By: Jonathan Gross
At long last, the arduous wait is over. November 20 has finally come, and that means the new Frameworks EP Branches has arrived, courtesy of Emancipator's Loci Records. Four sprawling tracks serve as the perfect end-of-year pudding, to use British parlance, for the main course that was Tides, Matthew Brewer's debut album released in the spring that The Untz called the album of the year (back in April).
The lush, instrumental downtempo and hip-hop that culls comparisons to Emancipator, Bonobo, and RJD2 is broken wide open with this release, which pushes tempos into the chill house realm, an organic, dreamy sort of groove the works a well on the dance floor as it does wrapped up in a snuggly blanket in front of a roaring fire.
Emotional passages flare and fade throughout opener "Branches," which builds a subtle pocket into a full-on, somber Irish melody that rises out of the abyss. It's an intense introduction into an already bittersweet exploration.
The power of "Carry On" is only multiplied by reflection upon the inspiration for the EP. Flooded with ideas during the pregnancy and consumed with love after the delivery of his son, Branches was born out of the arrival of Brewer's son. When he decided to cut his US debut tour short to return to his home base in Manchester and be with his infant son who had gone into the hospital, the stiff upper lip mantra that pervades the British people is evident in his bravery during the entire process. Through hardships, one must "Carry On," and this song is an anthem to that spirit.

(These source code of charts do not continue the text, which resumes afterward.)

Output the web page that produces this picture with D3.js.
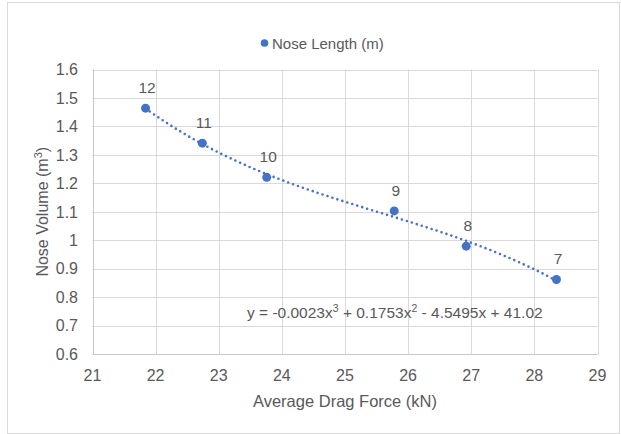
<!DOCTYPE html>
<html>
<head>
<meta charset="utf-8">
<script src="https://cdn.jsdelivr.net/npm/d3@7"></script>
<style>
  body { margin: 0; background: #fff; }
  text { font-family: "Liberation Sans", Arial, sans-serif; fill: #595959; }
</style>
</head>
<body>
<div id="chart"></div>
<script>
// data
var noseLength = [12, 11, 10, 9, 8, 7];
var dragForce = [21.84, 22.74, 23.76, 25.78, 26.92, 28.35];
var noseVolume = [1.464, 1.341, 1.221, 1.103, 0.979, 0.862];

var xTicks = [21, 22, 23, 24, 25, 26, 27, 28, 29];
var yTicks = [0.6, 0.7, 0.8, 0.9, 1, 1.1, 1.2, 1.3, 1.4, 1.5, 1.6];

var seriesName = 'Nose Length (m)';
var xTitle = 'Average Drag Force (kN)';
// equation pieces, superscripts marked with sup:true
var trendLabel = [
    {t: 'y = -0.0023x'}, {t: '3', sup: true},
    {t: ' + 0.1753x'}, {t: '2', sup: true},
    {t: ' - 4.5495x + 41.02'}
];

var blue = '#4472c4';
var gridColor = '#d9d9d9';

var width = 621, height = 434;

var svg = d3.select('#chart').append('svg')
    .attr('width', width)
    .attr('height', height);

// outer chart border
svg.append('rect')
    .attr('x', 7.5).attr('y', 2.5)
    .attr('width', 612).attr('height', 431)
    .attr('fill', 'none')
    .attr('stroke', gridColor);

var x = d3.scaleLinear().domain([21, 29]).range([92.5, 597.5]);
var y = d3.scaleLinear().domain([0.6, 1.6]).range([354, 69.5]);

// gridlines
svg.append('g').selectAll('line.v')
    .data(xTicks)
    .enter().append('line')
    .attr('x1', function (d) { return Math.round(x(d)) + 0.5; })
    .attr('x2', function (d) { return Math.round(x(d)) + 0.5; })
    .attr('y1', y(1.6)).attr('y2', y(0.6))
    .attr('stroke', gridColor);

svg.append('g').selectAll('line.h')
    .data(yTicks)
    .enter().append('line')
    .attr('y1', function (d) { return Math.round(y(d)) + 0.5; })
    .attr('y2', function (d) { return Math.round(y(d)) + 0.5; })
    .attr('x1', x(21)).attr('x2', x(29))
    .attr('stroke', gridColor);

// axis lines a bit darker
svg.append('line')
    .attr('x1', Math.round(x(21)) + 0.5).attr('x2', Math.round(x(21)) + 0.5)
    .attr('y1', y(1.6)).attr('y2', y(0.6))
    .attr('stroke', '#c8c8c8');
svg.append('line')
    .attr('x1', x(21)).attr('x2', x(29))
    .attr('y1', Math.round(y(0.6)) + 0.5).attr('y2', Math.round(y(0.6)) + 0.5)
    .attr('stroke', '#c8c8c8');

// tick labels
svg.append('g').selectAll('text')
    .data(yTicks)
    .enter().append('text')
    .attr('x', 78)
    .attr('y', function (d) { return y(d); })
    .attr('dy', '0.36em')
    .attr('text-anchor', 'end')
    .style('font-size', '16px')
    .text(function (d) { return d3.format('~g')(d); });

svg.append('g').selectAll('text')
    .data(xTicks)
    .enter().append('text')
    .attr('x', function (d) { return x(d); })
    .attr('y', 381)
    .attr('text-anchor', 'middle')
    .style('font-size', '16px')
    .text(function (d) { return d; });

// axis titles
svg.append('text')
    .attr('x', (x(21) + x(29)) / 2)
    .attr('y', 407)
    .attr('text-anchor', 'middle')
    .style('font-size', '16.5px')
    .text(xTitle);

var yt = svg.append('text')
    .attr('transform', 'translate(48,' + (y(0.6) + y(1.6)) / 2 + ') rotate(-90)')
    .attr('text-anchor', 'middle')
    .style('font-size', '16px');
yt.append('tspan').text('Nose Volume (m');
yt.append('tspan').attr('dy', -6).style('font-size', '11px').text('3');
yt.append('tspan').attr('dy', 6).text(')');

// cubic trendline fitted from the points (least squares)
function polyFit(xs, ys, order) {
    var mx = d3.mean(xs);
    var n = order + 1;
    var A = [], b = [];
    for (var i = 0; i < n; i++) {
        A.push(new Array(n).fill(0));
        b.push(0);
    }
    xs.forEach(function (xv, k) {
        var u = xv - mx;
        for (var i = 0; i < n; i++) {
            for (var j = 0; j < n; j++) A[i][j] += Math.pow(u, i + j);
            b[i] += ys[k] * Math.pow(u, i);
        }
    });
    // gaussian elimination
    for (var c = 0; c < n; c++) {
        var p = c;
        for (var r = c + 1; r < n; r++) if (Math.abs(A[r][c]) > Math.abs(A[p][c])) p = r;
        var tmp = A[c]; A[c] = A[p]; A[p] = tmp;
        var tb = b[c]; b[c] = b[p]; b[p] = tb;
        for (var r2 = c + 1; r2 < n; r2++) {
            var f = A[r2][c] / A[c][c];
            for (var j2 = c; j2 < n; j2++) A[r2][j2] -= f * A[c][j2];
            b[r2] -= f * b[c];
        }
    }
    var coef = new Array(n).fill(0);
    for (var r3 = n - 1; r3 >= 0; r3--) {
        var s = b[r3];
        for (var j3 = r3 + 1; j3 < n; j3++) s -= A[r3][j3] * coef[j3];
        coef[r3] = s / A[r3][r3];
    }
    return function (xv) {
        var u = xv - mx, v = 0;
        for (var i = n - 1; i >= 0; i--) v = v * u + coef[i];
        return v;
    };
}

var fit = polyFit(dragForce, noseVolume, 3);
var ext = d3.extent(dragForce);
var trendX = d3.range(0, 101).map(function (i) { return ext[0] + (ext[1] - ext[0]) * i / 100; });

var line = d3.line()
    .x(function (d) { return x(d); })
    .y(function (d) { return y(fit(d)); });

svg.append('path')
    .datum(trendX)
    .attr('d', line)
    .attr('fill', 'none')
    .attr('stroke', blue)
    .attr('stroke-width', 2.6)
    .attr('stroke-linecap', 'round')
    .attr('stroke-dasharray', '0 5.2');

// points
var pts = dragForce.map(function (d, i) {
    return {x: d, y: noseVolume[i], label: noseLength[i]};
});

svg.append('g').selectAll('circle')
    .data(pts)
    .enter().append('circle')
    .attr('cx', function (d) { return x(d.x); })
    .attr('cy', function (d) { return y(d.y); })
    .attr('r', 4.5)
    .attr('fill', blue);

svg.append('g').selectAll('text')
    .data(pts)
    .enter().append('text')
    .attr('x', function (d) { return x(d.x) + 1.5; })
    .attr('y', function (d) { return y(d.y) - 15; })
    .attr('text-anchor', 'middle')
    .style('font-size', '15.5px')
    .text(function (d) { return d.label; });

// trendline equation
var eq = svg.append('text')
    .attr('x', 247)
    .attr('y', 318)
    .style('font-size', '15.5px');
trendLabel.forEach(function (p) {
    if (p.sup) {
        eq.append('tspan').attr('dy', -6).style('font-size', '10.5px').text(p.t);
    } else {
        eq.append('tspan').attr('dy', p === trendLabel[0] ? 0 : 6).text(p.t);
    }
});

// legend
svg.append('circle')
    .attr('cx', 264.5).attr('cy', 43)
    .attr('r', 3.8)
    .attr('fill', blue);
svg.append('text')
    .attr('x', 272)
    .attr('y', 49)
    .style('font-size', '15px')
    .text(seriesName);
</script>
</body>
</html>
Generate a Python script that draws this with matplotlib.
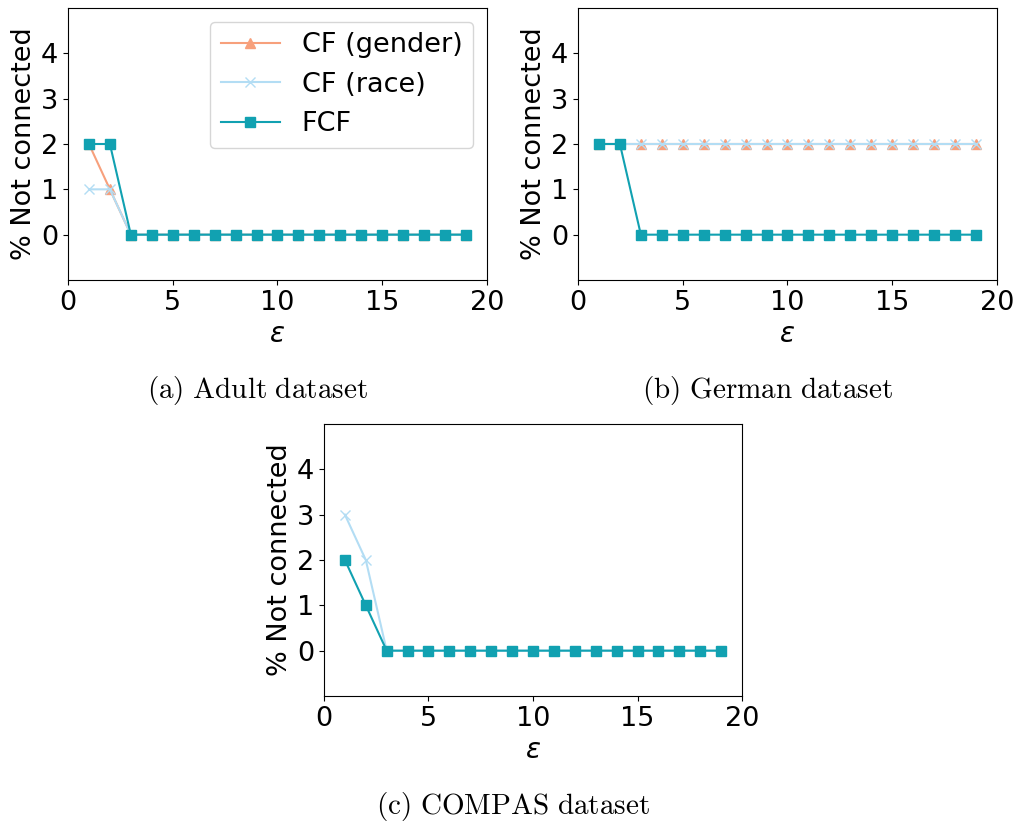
import matplotlib
matplotlib.use("Agg")
import matplotlib.pyplot as plt

eps = list(range(1, 20))

# Adult
adult_gender = [2, 1] + [0] * 17
adult_race = [1, 1] + [0] * 17
adult_fcf = [2, 2] + [0] * 17
# German
german_gender = [2] * 19
german_race = [2] * 19
german_fcf = [2, 2] + [0] * 17
# COMPAS
compas_race = [3, 2] + [0] * 17
compas_fcf = [2, 1] + [0] * 17

captions = ["(a) Adult dataset", "(b) German dataset", "(c) COMPAS dataset"]

c_gender = "#F7A07C"
c_race = "#B3DDF4"
c_fcf = "#11A1B1"

fig = plt.figure(figsize=(10.2, 8.21), dpi=100)
W, H = 1020, 821


def make_ax(left, top, right, bottom):
    return fig.add_axes([left / W, 1 - bottom / H, (right - left) / W, (bottom - top) / H])


ax_a = make_ax(68, 8, 487, 280)
ax_b = make_ax(578, 8, 997, 280)
ax_c = make_ax(324, 424, 742, 696)


def style(ax, caption):
    ax.set_xlim(0, 20)
    ax.set_ylim(-1, 5)
    ax.set_xticks([0, 5, 10, 15, 20])
    ax.set_yticks([0, 1, 2, 3, 4])
    ax.tick_params(labelsize=19.5)
    ax.set_ylabel("% Not connected", fontsize=19.5, labelpad=3)
    ax.set_xlabel(r"$\varepsilon$", fontsize=20, labelpad=3)
    # caption centred on the whole subfigure (incl. y label), so a bit left of the axes centre
    ax.text(0.452, -0.405, r"$\mathrm{" + caption.replace(" ", r"\ ") + "}$",
            transform=ax.transAxes, ha="center", va="center", fontsize=21,
            math_fontfamily="cm")


ms = 7
ax_a.plot(eps, adult_gender, color=c_gender, marker="^", ms=ms, label="CF (gender)")
ax_a.plot(eps, adult_race, color=c_race, marker="x", ms=ms, label="CF (race)")
ax_a.plot(eps, adult_fcf, color=c_fcf, marker="s", ms=ms, label="FCF")
ax_a.legend(loc="upper right", fontsize=19.5, handlelength=2.2)
style(ax_a, captions[0])

ax_b.plot(eps, german_gender, color=c_gender, marker="^", ms=ms)
ax_b.plot(eps, german_race, color=c_race, marker="x", ms=ms)
ax_b.plot(eps, german_fcf, color=c_fcf, marker="s", ms=ms)
style(ax_b, captions[1])

ax_c.plot(eps, compas_race, color=c_race, marker="x", ms=ms)
ax_c.plot(eps, compas_fcf, color=c_fcf, marker="s", ms=ms)
style(ax_c, captions[2])

fig.savefig("out.png", dpi=100)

Ríoghnach Connolly returns to Brewer's studio, as we hoped. Her incredible turns on Tides in "Calm The Still Night" and "Dawn" demonstrated her range, but "The Movement" exposes what true impact she has even in her delicate delivery. An intensity and control is so deeply embedded in each syllable, that the listener is drawn closer and closer in with each subsequent note.
Closer "The Passenger," another allusion to Brewer's infant son and his time with his mother, is a joyous coda to the understated melancholy of its companions. Where many Frameworks tunes find solace in the semi-darkness, this gorgeous arrangement of horns and driving drums is pure, unadulterated bliss. There is a sweetness in sadness, but the sun shines brightly through it all.
There is no doubt fans are just being teased by this short collection. Matthew Brewer, back home and rested, has once again returned to the studio, and there is no doubt the prolific producer is already whipping up his next batch of beauties. It is a true honor for us to get fans in on the ground floor with Frameworks, because we can only see a stunning future on the horizon.